A threat actor operating under the alias INF GRUPA has claimed responsibility for a major data breach targeting Meridianbet, one of the larger international online gambling operators. According to listings on underground cybercrime forums, the actor is offering a database of approximately 3.7 million customer records spanning 2019 through 2026, with exposure potentially impacting users across Europe, Africa, and Latin America. While the claims remain unverified by Meridianbet, the alleged scope places this incident among the most significant gambling sector data exposures of recent years.
What Happened
INF GRUPA surfaced on a dark web cybercrime forum advertising what they describe as an exclusive, never-before-leaked Meridianbet customer database. The actor asserts that access was obtained through internal employee tools, suggesting either credential theft, insider access, or compromise of an administrative panel rather than a perimeter exploit. The advertisement claims that every customer account created during the seven year window from 2019 to 2026 is included, implying the threat actor reached a centralized customer datastore rather than a partial slice. The post has triggered immediate concern from researchers monitoring gambling sector threat activity, given the regulatory sensitivity of player data and the cross-jurisdictional footprint of Meridianbet's operations.
What Was Taken
The alleged dataset contains a deep stack of personally identifiable information that, if authentic, is exceptionally damaging. The actor lists full names, email addresses, telephone numbers, residential addresses, and dates of birth as core fields. Beyond standard PII, the records reportedly include passport information, government-issued identification details, customer account identifiers, and geographic data including country and city of residence. The combination is sufficient to construct complete digital identities suitable for synthetic fraud, account takeover, and impersonation campaigns. Most notable is the inclusion of internal operational annotations: analyst notes flagging high-value players, responsible gambling observations, account abuse investigations, and internal customer risk assessments. This category of data is rarely seen in public breach advertisements and indicates access well beyond a standard customer-facing database.
Why It Matters
Gambling operators sit at the intersection of strict KYC obligations and high-value financial relationships, making their customer datastores uniquely attractive to fraud and extortion actors. A leak of this scope would expose Meridianbet to regulatory consequences under GDPR and multiple national gambling authorities across its operating regions. The internal analyst notes carry their own risk profile: high-value player tags create a target list for social engineering and physical extortion, while responsible gambling observations and abuse investigations involve sensitive behavioral data that could be weaponized against individuals. For the broader sector, the alleged use of internal employee tools as the access vector reinforces a pattern seen across recent gambling and fintech breaches in which back office tooling, not customer facing infrastructure, becomes the soft underbelly.
The Attack Technique
INF GRUPA's claim points to access via internal employee tools rather than external application exploitation. This phrasing typically maps to one of several scenarios: compromise of a customer service or risk operations console through phished or info-stealer harvested credentials, exploitation of weak authentication on internal administrative portals, or abuse of legitimate access by a compromised or malicious insider. The depth of internal annotations in the dataset is consistent with access to a CRM, risk operations, or analyst workbench rather than the raw production database. Info-stealer ecosystems continue to flood criminal markets with corporate credentials, and gambling operators with large customer support and risk operations footprints present a wide attack surface for credential reuse and session token theft.

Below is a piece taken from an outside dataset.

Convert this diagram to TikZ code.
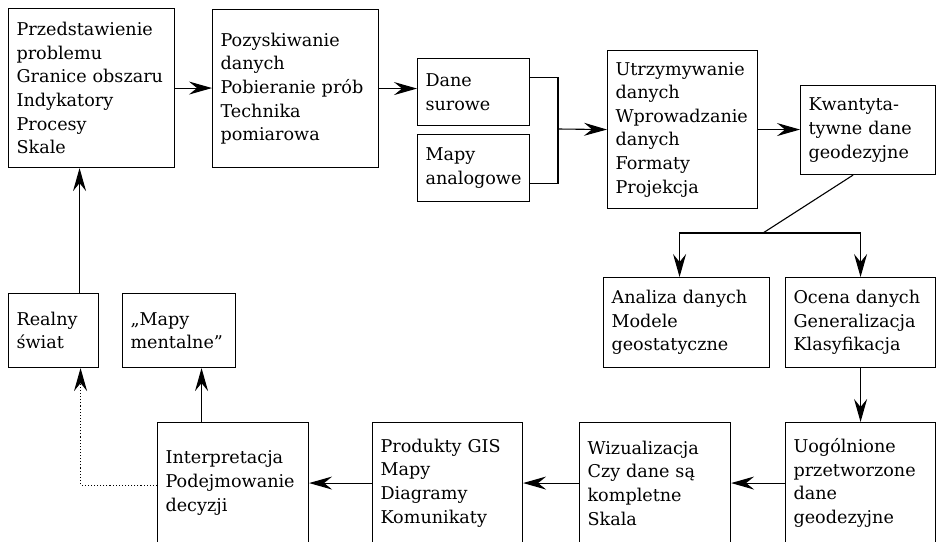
\documentclass[tikz,border=0pt]{standalone}
\usepackage{fontspec}
\setmainfont{DejaVu Serif}
\usetikzlibrary{arrows.meta, calc}

\begin{document}
\begin{tikzpicture}[x=1pt, y=-1pt, line width=1.1pt,
    blok/.style={draw, anchor=north west, align=left, inner xsep=8pt, inner ysep=0pt,
        font=\fontsize{17.6}{23.6}\selectfont},
    pijl/.style={-{Stealth[length=23pt, width=13pt, inset=8pt]}}]
    \useasboundingbox (0,0) rectangle (936,541);
    \clip (-2,-2) rectangle (938,541);

    \node[blok, text width=150pt, minimum height=159pt] (problem) at (8,8)
        {Przedstawienie\\problemu\\Granice~obszaru\\Indykatory\\Procesy\\Skale};
    \node[blok, text width=150pt, minimum height=158pt] (pozysk) at (212,9)
        {Pozyskiwanie\\danych\\Pobieranie~prób\\Technika\\pomiarowa};
    \node[blok, text width=96pt, minimum height=67pt] (surowe) at (417,58)
        {Dane\\surowe};
    \node[blok, text width=96pt, minimum height=67pt] (analog) at (417,134)
        {Mapy\\analogowe};
    \node[blok, text width=134pt, minimum height=158pt] (utrzym) at (607,50)
        {Utrzymywanie\\danych\\Wprowadzanie\\danych\\Formaty\\Projekcja};
    \node[blok, text width=119pt, minimum height=89pt] (kwant) at (800,85)
        {Kwantyta-\\tywne~dane\\geodezyjne};

    \node[blok, text width=150pt, minimum height=90pt] (analiza) at (603,277)
        {Analiza~danych\\Modele\\geostatyczne};
    \node[blok, text width=134pt, minimum height=90pt] (ocena) at (785,277)
        {Ocena~danych\\Generalizacja\\Klasyfikacja};

    \node[blok, text width=134pt, minimum height=121pt] (uogol) at (785,422)
        {Uogólnione\\przetworzone\\dane\\geodezyjne};
    \node[blok, text width=135pt, minimum height=121pt] (wizual) at (579,422)
        {Wizualizacja\\Czy~dane~są\\kompletne\\Skala};
    \node[blok, text width=134pt, minimum height=121pt] (produkty) at (372,422)
        {Produkty~GIS\\Mapy\\Diagramy\\Komunikaty};
    \node[blok, text width=135pt, minimum height=121pt] (interp) at (157,422)
        {Interpretacja\\Podejmowanie\\decyzji};

    \node[blok, text width=74pt, minimum height=74pt] (realny) at (8,293)
        {Realny\\świat};
    \node[blok, text width=97pt, minimum height=74pt] (mentalne) at (122,293)
        {„Mapy\\mentalne”};

    \coordinate (zbieg) at (558,129);
    \coordinate (rozgal) at (763,233);

    \draw[pijl] (problem.east) -- (problem.east -| pozysk.west);
    \draw[pijl] (pozysk.east) -- (pozysk.east -| surowe.west);
    \draw ([yshift=14.5pt]surowe.east) -| (zbieg);
    \draw ([yshift=-15.5pt]analog.east) -| (zbieg);
    \draw[pijl] (zbieg) -- (utrzym.west);
    \draw[pijl] (utrzym.east) -- (utrzym.east -| kwant.west);

    \draw ([xshift=-15pt]kwant.south) -- (rozgal);
    \draw[pijl] (rozgal) -| ([xshift=-7pt]analiza.north);
    \draw[pijl] (rozgal) -| (ocena.north);
    \draw[pijl] (ocena.south) -- (ocena.south |- uogol.north);

    \draw[pijl] (uogol.west) -- (uogol.west -| wizual.east);
    \draw[pijl] (wizual.west) -- (wizual.west -| produkty.east);
    \draw[pijl] (produkty.west) -- (produkty.west -| interp.east);
    \draw[pijl] ([xshift=-31.5pt]interp.north) -- ([xshift=-31.5pt]interp.north |- mentalne.south);
    \draw[pijl, dotted] ([yshift=-2pt]interp.west) -| ([xshift=27pt]realny.south);
    \draw[pijl] ([xshift=26pt]realny.north) -- ([xshift=26pt]realny.north |- problem.south);
\end{tikzpicture}
\end{document}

What Organizations Should Do
- Audit all internal administrative and analyst tooling for MFA enforcement, session lifetime limits, and IP or device binding, prioritizing CRM, risk operations, and customer support consoles.
- Sweep info-stealer logs and credential marketplaces for corporate domain exposure, and force credential rotation plus session invalidation for any matched accounts.
- Apply strict role based access controls and data minimization to internal consoles so that no single operator account can export bulk customer datasets without elevated approval and logging.
- Deploy or tune data loss prevention controls around customer datastores, with alerting on bulk reads, anomalous query patterns, and unusual export volumes from analyst tooling.
- Validate KYC document storage architecture, ensuring passport and ID images sit behind separate access controls and encryption keys from baseline customer records.
- Prepare regulatory notification workflows in advance for multi-jurisdiction gambling operators, since fragmented disclosure timelines amplify legal exposure once a breach is confirmed.